**Task description**
Quote the listing in full, exactly as given, minus any pictures.

□ □ □ □ □

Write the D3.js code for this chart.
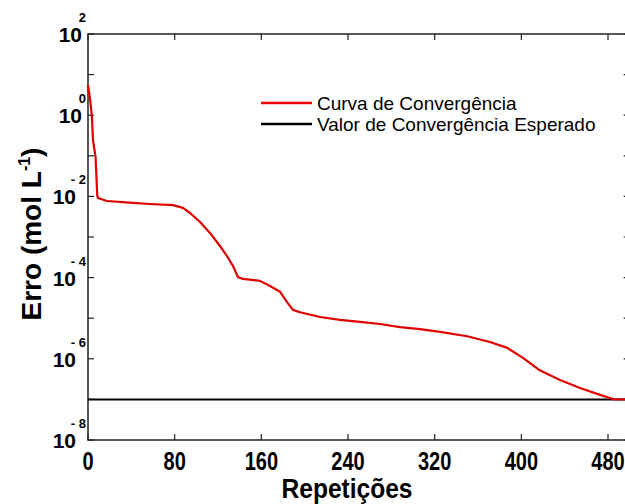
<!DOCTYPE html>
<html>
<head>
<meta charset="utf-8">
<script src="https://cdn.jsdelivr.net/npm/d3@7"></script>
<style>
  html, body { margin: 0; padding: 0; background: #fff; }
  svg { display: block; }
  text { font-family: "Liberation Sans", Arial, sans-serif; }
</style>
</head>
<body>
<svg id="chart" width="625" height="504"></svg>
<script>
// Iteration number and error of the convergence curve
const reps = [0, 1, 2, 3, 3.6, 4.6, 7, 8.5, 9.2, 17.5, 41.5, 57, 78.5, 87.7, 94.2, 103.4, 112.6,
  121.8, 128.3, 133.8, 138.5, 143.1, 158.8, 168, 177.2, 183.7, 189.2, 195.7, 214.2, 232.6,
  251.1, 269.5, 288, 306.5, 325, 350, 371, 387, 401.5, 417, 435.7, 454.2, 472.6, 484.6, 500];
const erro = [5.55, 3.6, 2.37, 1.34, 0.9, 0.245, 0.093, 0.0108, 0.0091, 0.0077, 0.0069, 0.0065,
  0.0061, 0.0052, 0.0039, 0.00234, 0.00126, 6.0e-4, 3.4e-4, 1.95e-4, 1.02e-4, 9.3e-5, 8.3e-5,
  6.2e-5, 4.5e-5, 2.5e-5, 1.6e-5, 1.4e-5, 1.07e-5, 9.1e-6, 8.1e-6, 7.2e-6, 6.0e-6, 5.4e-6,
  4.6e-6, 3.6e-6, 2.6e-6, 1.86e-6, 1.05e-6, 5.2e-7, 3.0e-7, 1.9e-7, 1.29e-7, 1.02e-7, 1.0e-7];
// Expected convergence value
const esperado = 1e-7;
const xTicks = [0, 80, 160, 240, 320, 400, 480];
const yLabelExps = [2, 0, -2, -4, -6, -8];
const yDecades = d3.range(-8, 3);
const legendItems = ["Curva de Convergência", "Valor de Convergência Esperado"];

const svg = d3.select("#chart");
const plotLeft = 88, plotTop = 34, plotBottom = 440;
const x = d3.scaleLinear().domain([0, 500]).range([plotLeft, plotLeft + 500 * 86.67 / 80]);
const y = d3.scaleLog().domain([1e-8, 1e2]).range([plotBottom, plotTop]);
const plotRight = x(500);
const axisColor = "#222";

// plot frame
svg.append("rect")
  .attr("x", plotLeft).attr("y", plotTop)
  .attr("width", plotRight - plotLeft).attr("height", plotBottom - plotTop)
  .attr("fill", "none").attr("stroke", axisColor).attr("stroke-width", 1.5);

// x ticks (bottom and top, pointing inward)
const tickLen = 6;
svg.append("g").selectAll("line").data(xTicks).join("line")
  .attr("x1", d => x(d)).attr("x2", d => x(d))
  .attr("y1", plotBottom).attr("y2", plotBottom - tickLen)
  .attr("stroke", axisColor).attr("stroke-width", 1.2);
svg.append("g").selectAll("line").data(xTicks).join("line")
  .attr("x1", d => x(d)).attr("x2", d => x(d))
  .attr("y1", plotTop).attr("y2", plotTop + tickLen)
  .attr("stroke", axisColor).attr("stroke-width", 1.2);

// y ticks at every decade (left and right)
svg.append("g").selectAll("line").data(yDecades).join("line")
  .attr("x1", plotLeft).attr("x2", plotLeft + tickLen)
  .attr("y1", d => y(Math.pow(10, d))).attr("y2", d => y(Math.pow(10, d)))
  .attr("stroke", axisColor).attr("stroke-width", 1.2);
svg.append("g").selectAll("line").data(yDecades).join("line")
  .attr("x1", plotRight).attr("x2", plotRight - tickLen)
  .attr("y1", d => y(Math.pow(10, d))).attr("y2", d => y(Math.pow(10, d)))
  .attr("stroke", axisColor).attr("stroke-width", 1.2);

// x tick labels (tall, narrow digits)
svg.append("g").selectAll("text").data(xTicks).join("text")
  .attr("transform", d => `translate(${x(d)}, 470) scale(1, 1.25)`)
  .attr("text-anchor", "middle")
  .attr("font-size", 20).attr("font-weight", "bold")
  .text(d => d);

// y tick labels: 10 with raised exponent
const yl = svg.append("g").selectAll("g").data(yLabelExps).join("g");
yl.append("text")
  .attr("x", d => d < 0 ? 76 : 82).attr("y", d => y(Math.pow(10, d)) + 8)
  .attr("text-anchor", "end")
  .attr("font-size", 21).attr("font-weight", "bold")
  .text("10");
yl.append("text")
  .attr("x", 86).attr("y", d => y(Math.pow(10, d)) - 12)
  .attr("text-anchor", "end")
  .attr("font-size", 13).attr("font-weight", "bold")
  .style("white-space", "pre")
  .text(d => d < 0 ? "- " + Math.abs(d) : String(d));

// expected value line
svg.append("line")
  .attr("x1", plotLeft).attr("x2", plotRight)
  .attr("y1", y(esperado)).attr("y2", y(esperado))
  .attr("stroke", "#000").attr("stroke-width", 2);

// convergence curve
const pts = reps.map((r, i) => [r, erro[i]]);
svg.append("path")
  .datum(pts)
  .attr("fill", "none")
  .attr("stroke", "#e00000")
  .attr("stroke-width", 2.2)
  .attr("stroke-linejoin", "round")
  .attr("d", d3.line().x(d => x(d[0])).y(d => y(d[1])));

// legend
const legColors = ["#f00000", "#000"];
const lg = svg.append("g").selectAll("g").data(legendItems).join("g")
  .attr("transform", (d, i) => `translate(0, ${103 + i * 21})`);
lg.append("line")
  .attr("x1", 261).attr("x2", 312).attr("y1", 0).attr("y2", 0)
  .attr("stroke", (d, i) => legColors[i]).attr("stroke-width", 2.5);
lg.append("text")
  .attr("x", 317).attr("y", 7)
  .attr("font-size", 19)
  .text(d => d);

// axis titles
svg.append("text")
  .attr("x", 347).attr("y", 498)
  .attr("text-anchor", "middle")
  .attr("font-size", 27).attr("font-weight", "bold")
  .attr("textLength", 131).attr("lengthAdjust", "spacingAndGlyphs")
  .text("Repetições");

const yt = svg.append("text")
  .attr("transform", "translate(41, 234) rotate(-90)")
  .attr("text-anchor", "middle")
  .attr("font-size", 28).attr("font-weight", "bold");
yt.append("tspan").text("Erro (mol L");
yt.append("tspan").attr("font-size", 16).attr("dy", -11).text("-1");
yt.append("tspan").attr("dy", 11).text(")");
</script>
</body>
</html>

□ □ □ □ □

**Complete response**
Write the D3.js code for this chart.
<!DOCTYPE html>
<html>
<head>
<meta charset="utf-8">
<script src="https://cdn.jsdelivr.net/npm/d3@7"></script>
<style>
  html, body { margin: 0; padding: 0; background: #fff; }
  svg { display: block; }
  text { font-family: "Liberation Sans", Arial, sans-serif; }
</style>
</head>
<body>
<svg id="chart" width="625" height="504"></svg>
<script>
// Iteration number and error of the convergence curve
const reps = [0, 1, 2, 3, 3.6, 4.6, 7, 8.5, 9.2, 17.5, 41.5, 57, 78.5, 87.7, 94.2, 103.4, 112.6,
  121.8, 128.3, 133.8, 138.5, 143.1, 158.8, 168, 177.2, 183.7, 189.2, 195.7, 214.2, 232.6,
  251.1, 269.5, 288, 306.5, 325, 350, 371, 387, 401.5, 417, 435.7, 454.2, 472.6, 484.6, 500];
const erro = [5.55, 3.6, 2.37, 1.34, 0.9, 0.245, 0.093, 0.0108, 0.0091, 0.0077, 0.0069, 0.0065,
  0.0061, 0.0052, 0.0039, 0.00234, 0.00126, 6.0e-4, 3.4e-4, 1.95e-4, 1.02e-4, 9.3e-5, 8.3e-5,
  6.2e-5, 4.5e-5, 2.5e-5, 1.6e-5, 1.4e-5, 1.07e-5, 9.1e-6, 8.1e-6, 7.2e-6, 6.0e-6, 5.4e-6,
  4.6e-6, 3.6e-6, 2.6e-6, 1.86e-6, 1.05e-6, 5.2e-7, 3.0e-7, 1.9e-7, 1.29e-7, 1.02e-7, 1.0e-7];
// Expected convergence value
const esperado = 1e-7;
const xTicks = [0, 80, 160, 240, 320, 400, 480];
const yLabelExps = [2, 0, -2, -4, -6, -8];
const yDecades = d3.range(-8, 3);
const legendItems = ["Curva de Convergência", "Valor de Convergência Esperado"];

const svg = d3.select("#chart");
const plotLeft = 88, plotTop = 34, plotBottom = 440;
const x = d3.scaleLinear().domain([0, 500]).range([plotLeft, plotLeft + 500 * 86.67 / 80]);
const y = d3.scaleLog().domain([1e-8, 1e2]).range([plotBottom, plotTop]);
const plotRight = x(500);
const axisColor = "#222";

// plot frame
svg.append("rect")
  .attr("x", plotLeft).attr("y", plotTop)
  .attr("width", plotRight - plotLeft).attr("height", plotBottom - plotTop)
  .attr("fill", "none").attr("stroke", axisColor).attr("stroke-width", 1.5);

// x ticks (bottom and top, pointing inward)
const tickLen = 6;
svg.append("g").selectAll("line").data(xTicks).join("line")
  .attr("x1", d => x(d)).attr("x2", d => x(d))
  .attr("y1", plotBottom).attr("y2", plotBottom - tickLen)
  .attr("stroke", axisColor).attr("stroke-width", 1.2);
svg.append("g").selectAll("line").data(xTicks).join("line")
  .attr("x1", d => x(d)).attr("x2", d => x(d))
  .attr("y1", plotTop).attr("y2", plotTop + tickLen)
  .attr("stroke", axisColor).attr("stroke-width", 1.2);

// y ticks at every decade (left and right)
svg.append("g").selectAll("line").data(yDecades).join("line")
  .attr("x1", plotLeft).attr("x2", plotLeft + tickLen)
  .attr("y1", d => y(Math.pow(10, d))).attr("y2", d => y(Math.pow(10, d)))
  .attr("stroke", axisColor).attr("stroke-width", 1.2);
svg.append("g").selectAll("line").data(yDecades).join("line")
  .attr("x1", plotRight).attr("x2", plotRight - tickLen)
  .attr("y1", d => y(Math.pow(10, d))).attr("y2", d => y(Math.pow(10, d)))
  .attr("stroke", axisColor).attr("stroke-width", 1.2);

// x tick labels (tall, narrow digits)
svg.append("g").selectAll("text").data(xTicks).join("text")
  .attr("transform", d => `translate(${x(d)}, 470) scale(1, 1.25)`)
  .attr("text-anchor", "middle")
  .attr("font-size", 20).attr("font-weight", "bold")
  .text(d => d);

// y tick labels: 10 with raised exponent
const yl = svg.append("g").selectAll("g").data(yLabelExps).join("g");
yl.append("text")
  .attr("x", d => d < 0 ? 76 : 82).attr("y", d => y(Math.pow(10, d)) + 8)
  .attr("text-anchor", "end")
  .attr("font-size", 21).attr("font-weight", "bold")
  .text("10");
yl.append("text")
  .attr("x", 86).attr("y", d => y(Math.pow(10, d)) - 12)
  .attr("text-anchor", "end")
  .attr("font-size", 13).attr("font-weight", "bold")
  .style("white-space", "pre")
  .text(d => d < 0 ? "- " + Math.abs(d) : String(d));

// expected value line
svg.append("line")
  .attr("x1", plotLeft).attr("x2", plotRight)
  .attr("y1", y(esperado)).attr("y2", y(esperado))
  .attr("stroke", "#000").attr("stroke-width", 2);

// convergence curve
const pts = reps.map((r, i) => [r, erro[i]]);
svg.append("path")
  .datum(pts)
  .attr("fill", "none")
  .attr("stroke", "#e00000")
  .attr("stroke-width", 2.2)
  .attr("stroke-linejoin", "round")
  .attr("d", d3.line().x(d => x(d[0])).y(d => y(d[1])));

// legend
const legColors = ["#f00000", "#000"];
const lg = svg.append("g").selectAll("g").data(legendItems).join("g")
  .attr("transform", (d, i) => `translate(0, ${103 + i * 21})`);
lg.append("line")
  .attr("x1", 261).attr("x2", 312).attr("y1", 0).attr("y2", 0)
  .attr("stroke", (d, i) => legColors[i]).attr("stroke-width", 2.5);
lg.append("text")
  .attr("x", 317).attr("y", 7)
  .attr("font-size", 19)
  .text(d => d);

// axis titles
svg.append("text")
  .attr("x", 347).attr("y", 498)
  .attr("text-anchor", "middle")
  .attr("font-size", 27).attr("font-weight", "bold")
  .attr("textLength", 131).attr("lengthAdjust", "spacingAndGlyphs")
  .text("Repetições");

const yt = svg.append("text")
  .attr("transform", "translate(41, 234) rotate(-90)")
  .attr("text-anchor", "middle")
  .attr("font-size", 28).attr("font-weight", "bold");
yt.append("tspan").text("Erro (mol L");
yt.append("tspan").attr("font-size", 16).attr("dy", -11).text("-1");
yt.append("tspan").attr("dy", 11).text(")");
</script>
</body>
</html>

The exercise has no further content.